S’en sort-on mieux face au coronavirus SARS-CoV-2 sans l’OMS ? L’expérience de Taïwan dans sa lutte contre le Covid-19 pourrait le suggérer. L’île avec laquelle l’organisation internationale a coupé presque tout contact depuis 2016 sous la pression de Pékin est l’un des territoires les moins frappés par la pandémie, avec une centaine de cas confirmés et un mort. L’économie taïwanaise est pourtant imbriquée avec celle de la Chine et des centaines de milliers de Taïwanais travaillent sur le continent. Alors comment ont-ils évité le pire ?
Dès le 31 décembre, soit trois semaines avant que les autorités chinoises et celles de l’OMS à leur suite ne donnent l’alerte d’une transmission humaine d’un nouveau coronavirus, Taïwan est le premier Etat à passer à l’action. Pourquoi ? Parce qu’à Taipei, contrairement à Pékin, on écoute les médecins lanceurs d’alerte de Wuhan. Aussitôt, des contrôles de santé sont effectués sur les passagers en provenance de cette ville. Il faut dire que l’île de 23 millions d’habitants a appris à se méfier. En 2003, elle fut l’une des principales victimes du SRAS hors de Chine, avec 37 morts. Un traumatisme qui avait amené les autorités à réorganiser leur système d’alerte sanitaire.
« Commandement unifié »
Dès le 1er janvier, Taïwan se prépare donc à une possible épidémie. Lorsque le premier cas se présente, le 21 janvier, Taipei active son mécanisme de « commandement unifié » pour coordonner son action gouvernementale et le Ministère de la santé tient quotidiennement une conférence de presse. La stratégie des autorités est claire : prévention, information, transparence, dépistage, isolement des cas suspects, production de matériel de protection et recherche. L’île, qui n’a pas accès aux informations de l’OMS et qui, selon ses diplomates, se voit refuser par Pékin la séquence génétique du coronavirus, obtient l’aide du Japon et des Etats-Unis pour y voir clair. Elle teste en ce moment un kit de dépistage qui pourrait déterminer en quinze minutes si l’on est porteur ou non du virus – au lieu de quatre heures actuellement. Taïwan se distingue surtout par le haut degré de confiance de sa population dans ses autorités : la présidente Tsai Ing-wen vient d’être largement réélue et son vice-président, Chen Chien-jen, est un épidémiologiste qui était ministre de la Santé lors de l’épisode du SRAS.

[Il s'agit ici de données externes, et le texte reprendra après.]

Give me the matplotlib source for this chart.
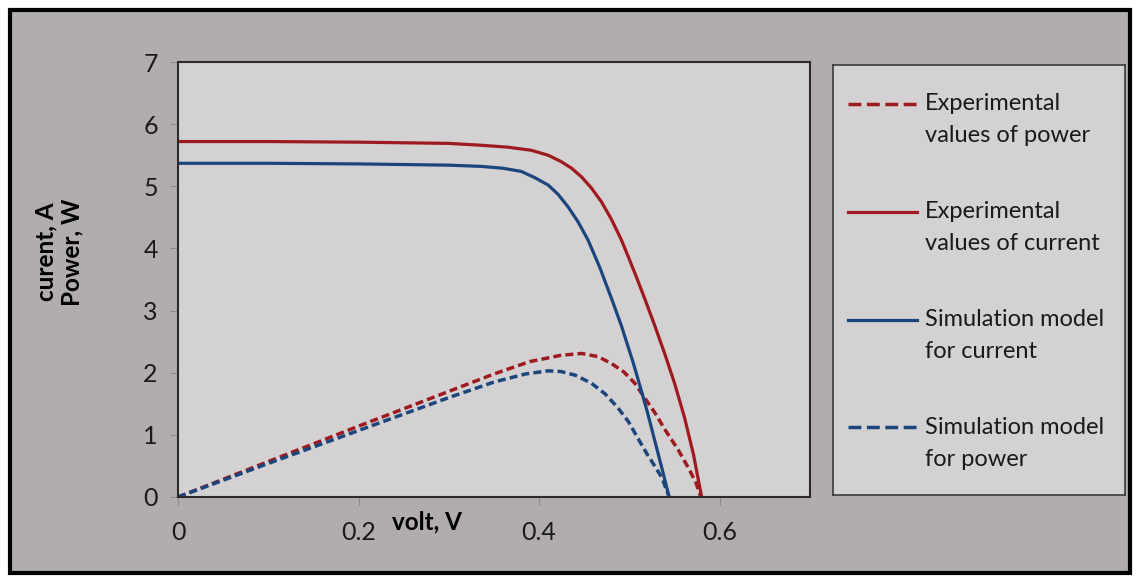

L’expérience de l’île (démocratique) est aux antipodes de la méthode de Pékin. Plutôt que de communiquer, le gouvernement chinois a d’abord censuré l’information sur le virus. Lorsqu’il a été trop tard, Pékin a alors déclenché une mobilisation de masse, n’hésitant pas à emmurer ses concitoyens situés dans les zones les plus sensibles. Alors que Taipei responsabilise sa population, Pékin l’embrigade. La Chine est à ce jour le pays qui enregistre le plus de morts dans le monde avec l’Italie. C’est pourtant les « leçons » de ce « modèle » que mettent en avant non seulement les dirigeants communistes, mais aussi la direction de l’OMS et de nombreux scientifiques – y compris dans les universités suisses – pour lutter contre le virus en Europe.
Quarantaine politique
Il est évident que le rôle de l’OMS est crucial dans le combat mené actuellement contre la pandémie. Il n’y a aucun doute que le partage d’informations entre pays que permet l’organisation basée à Genève est primordial pour freiner la propagation du SARS-CoV-2. Si l’OMS avait bien voulu écouter les autorités taïwanaises, leurs alertes dès fin décembre, partager leur expérience, cela aurait peut-être permis de gagner de précieuses semaines dans la prise de conscience de la catastrophe en préparation. L’intervention de Pékin pour étouffer non seulement la voix de ses médecins mais aussi celle de Taïwan se révèle irresponsable. Le silence de l’OMS sur les données transmises par Taipei n’est pas moins incompréhensible. La mise en quarantaine politique de l’île voulue par la Chine fait partie d’une chaîne de causalités qui vont amener à la mise en quarantaine sanitaire de l’ensemble de la planète. Si l’on cherche des recettes adaptées à nos sociétés pour stopper la progression du virus, c’est du côté de Taipei qu’il faut lorgner plutôt que de celui de Pékin.